For fixed $x$, define
$$F(y)=\frac{c+\sqrt{(x-b)^2+y^2}}{\sqrt{a^2+x^2+y^2}}.$$
Set
$$u=\sqrt{(x-b)^2+y^2},\qquad v=\sqrt{a^2+x^2+y^2}.$$
Then
$$u'=\frac{y}{u},\qquad v'=\frac{y}{v}.$$
Hence
$$F'(y) = \frac{\frac{y}{u}v-(c+u)\frac{y}{v}}{v^2} = \frac{y(v^2-u(c+u))}{uv^3}.$$
Now
$$v^2-u^2 = a^2+x^2-(x-b)^2 = a^2+2bx-b^2.$$
Since $c^2=a^2+b^2$,
$$a^2+2bx-b^2 = c^2-2b^2+2bx.$$
For the maximizing configuration we shall obtain $x>b$, so this quantity is positive. Consequently $F(y)$ decreases as $|y|$ increases. Thus the maximum occurs for $y=0$.

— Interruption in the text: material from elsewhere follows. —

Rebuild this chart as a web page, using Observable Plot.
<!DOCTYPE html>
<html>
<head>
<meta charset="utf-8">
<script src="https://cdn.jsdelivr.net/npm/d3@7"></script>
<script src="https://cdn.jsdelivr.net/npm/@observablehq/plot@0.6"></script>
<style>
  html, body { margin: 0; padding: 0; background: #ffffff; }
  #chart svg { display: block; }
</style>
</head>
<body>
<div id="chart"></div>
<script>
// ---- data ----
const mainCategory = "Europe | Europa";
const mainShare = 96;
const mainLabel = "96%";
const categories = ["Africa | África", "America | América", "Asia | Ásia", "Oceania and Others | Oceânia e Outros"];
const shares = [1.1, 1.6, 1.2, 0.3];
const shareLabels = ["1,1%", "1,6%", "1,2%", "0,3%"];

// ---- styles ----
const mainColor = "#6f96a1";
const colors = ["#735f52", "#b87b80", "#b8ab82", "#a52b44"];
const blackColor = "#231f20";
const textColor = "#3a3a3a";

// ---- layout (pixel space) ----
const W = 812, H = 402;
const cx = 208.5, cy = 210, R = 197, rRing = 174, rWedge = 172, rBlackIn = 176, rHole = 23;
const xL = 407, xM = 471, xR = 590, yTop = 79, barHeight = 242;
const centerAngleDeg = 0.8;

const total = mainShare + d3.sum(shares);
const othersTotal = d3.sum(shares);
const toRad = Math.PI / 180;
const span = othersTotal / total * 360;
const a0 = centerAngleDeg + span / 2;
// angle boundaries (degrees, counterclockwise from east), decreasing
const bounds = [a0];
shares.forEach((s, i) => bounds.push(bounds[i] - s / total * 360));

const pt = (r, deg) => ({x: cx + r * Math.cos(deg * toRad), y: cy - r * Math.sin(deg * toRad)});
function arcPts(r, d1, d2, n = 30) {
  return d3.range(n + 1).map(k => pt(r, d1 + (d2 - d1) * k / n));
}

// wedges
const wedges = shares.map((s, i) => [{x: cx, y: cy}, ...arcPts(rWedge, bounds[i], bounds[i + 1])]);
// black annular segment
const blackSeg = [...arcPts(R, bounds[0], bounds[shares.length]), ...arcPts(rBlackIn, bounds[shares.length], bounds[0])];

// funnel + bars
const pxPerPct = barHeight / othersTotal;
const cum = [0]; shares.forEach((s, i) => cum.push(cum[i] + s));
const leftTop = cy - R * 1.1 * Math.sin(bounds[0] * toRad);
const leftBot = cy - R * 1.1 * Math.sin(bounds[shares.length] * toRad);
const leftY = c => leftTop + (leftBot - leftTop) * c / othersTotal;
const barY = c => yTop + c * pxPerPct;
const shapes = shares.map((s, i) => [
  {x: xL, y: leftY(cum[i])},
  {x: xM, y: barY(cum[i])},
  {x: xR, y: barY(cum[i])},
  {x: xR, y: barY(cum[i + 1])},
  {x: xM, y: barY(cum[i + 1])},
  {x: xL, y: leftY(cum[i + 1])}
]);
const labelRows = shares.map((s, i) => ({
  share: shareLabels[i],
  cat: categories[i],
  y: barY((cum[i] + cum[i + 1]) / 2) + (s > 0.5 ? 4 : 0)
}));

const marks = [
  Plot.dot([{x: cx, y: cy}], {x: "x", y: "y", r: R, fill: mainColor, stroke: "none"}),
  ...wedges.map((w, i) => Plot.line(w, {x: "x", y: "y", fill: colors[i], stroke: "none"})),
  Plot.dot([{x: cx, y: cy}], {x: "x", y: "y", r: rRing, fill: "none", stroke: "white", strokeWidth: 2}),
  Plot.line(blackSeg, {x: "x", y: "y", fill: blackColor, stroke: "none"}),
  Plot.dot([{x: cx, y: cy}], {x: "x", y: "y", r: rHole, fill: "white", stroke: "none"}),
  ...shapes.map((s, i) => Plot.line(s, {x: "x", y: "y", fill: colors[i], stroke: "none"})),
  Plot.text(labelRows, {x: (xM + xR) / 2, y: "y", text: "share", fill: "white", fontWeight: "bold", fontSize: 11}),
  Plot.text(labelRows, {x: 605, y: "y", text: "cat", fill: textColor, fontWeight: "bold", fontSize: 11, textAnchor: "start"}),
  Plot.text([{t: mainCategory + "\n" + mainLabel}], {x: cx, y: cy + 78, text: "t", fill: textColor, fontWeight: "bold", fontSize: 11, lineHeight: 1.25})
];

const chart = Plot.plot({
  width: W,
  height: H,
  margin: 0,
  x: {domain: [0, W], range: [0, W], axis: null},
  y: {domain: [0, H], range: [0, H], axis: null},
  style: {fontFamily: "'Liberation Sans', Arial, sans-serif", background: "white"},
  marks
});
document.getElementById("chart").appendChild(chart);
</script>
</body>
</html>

Therefore it suffices to consider points
$$R=(x,0)$$
on the line $SP$.
For such points,
$$PR=|x-b|, \qquad QR=\sqrt{a^2+x^2}.$$
If $x<b$, then
$$\frac{c+|x-b|}{\sqrt{a^2+x^2}} = \frac{c+b-x}{\sqrt{a^2+x^2}}.$$
Differentiating gives
$$\frac{d}{dx} \left( \frac{c+b-x}{\sqrt{a^2+x^2}} \right) = -\frac{a^2+x(c+b)}{(a^2+x^2)^{3/2}}<0.$$
Hence the function is strictly decreasing on $(-\infty,b)$.
Now suppose $x\ge b$. Then
$$f(x)=\frac{c+x-b}{\sqrt{a^2+x^2}}.$$
Differentiating,
$$f'(x) = \frac{a^2-x(c-b)}{(a^2+x^2)^{3/2}}.$$
Hence
$$f'(x)=0 \iff x=\frac{a^2}{c-b}.$$
Using
$$(c-b)(c+b)=c^2-b^2=a^2,$$
we obtain
$$x=c+b.$$
Since $f'(x)>0$ for $b\le x<c+b$ and $f'(x)<0$ for $x>c+b$, this point gives the unique maximum.
At the maximizing point,
$$SR=x=c+b=QP+SP.$$
Substituting into the expression,
$$\frac{QP+PR}{QR} = \frac{c+(c+b-b)}{\sqrt{a^2+(c+b)^2}} = \frac{2c}{\sqrt{a^2+(c+b)^2}}.$$
Now
$$a^2+(c+b)^2 = a^2+c^2+2bc+b^2 = 2c^2+2bc = 2c(c+b).$$
Therefore
$$\left( \frac{QP+PR}{QR} \right)^2 = \frac{4c^2}{2c(c+b)} = \frac{2c}{c+b}.$$
Hence the maximal value is
$$\boxed{ \sqrt{\frac{2QP}{QP+SP}} }.$$
The maximizing point is uniquely determined. It lies on the ray starting at $S$ and passing through $P$, and satisfies
$$\boxed{SR=QP+SP}.$$
When $SP=0$, meaning $QP\perp p$, this becomes
$$\boxed{\sqrt2},$$
attained at the unique point $R\in p$ such that
$$PR=QP$$
on the line through $P$ in the plane.
Verification of Key Steps
We verify the algebra leading to the critical point.
From
$$c^2=a^2+b^2,$$
we compute
$$(c-b)(c+b)=c^2-b^2=a^2.$$
Thus
$$\frac{a^2}{c-b}=c+b.$$
We verify the maximal value explicitly. At
$$x=c+b,$$
we have
$$PR=x-b=c,$$
and
$$QR^2=a^2+x^2 = a^2+(c+b)^2.$$
Expanding,
$$a^2+(c+b)^2 = a^2+c^2+2bc+b^2.$$
Since $c^2=a^2+b^2$,
$$a^2+(c+b)^2 = 2a^2+2b^2+2bc = 2(c^2+bc) = 2c(c+b).$$
Hence
$$QR=\sqrt{2c(c+b)}.$$
Therefore
$$\frac{QP+PR}{QR} = \frac{2c}{\sqrt{2c(c+b)}} = \sqrt{\frac{2c}{c+b}}.$$
Finally, uniqueness follows from the derivative sign changes. On $(-\infty,b)$ the function is strictly decreasing. On $[b,\infty)$ it increases up to $x=c+b$ and decreases afterward. Hence no other point can maximize the expression.
Alternative Approaches
A synthetic approach is possible using tangent spheres. Let $S$ be the foot of the perpendicular from $Q$ to the plane. One considers spheres centered at $Q$ intersecting the plane in circles centered at $S$. The condition
$$\frac{QP+PR}{QR}=\lambda$$
can be rewritten as
$$PR=\lambda,QR-QP.$$
For fixed $\lambda$, this describes an Apollonius-type locus in the plane. The largest admissible $\lambda$ occurs when this locus degenerates to a single tangent point on the ray through $P$. Carrying out the resulting distance computation yields the same maximizing point and the same maximal value.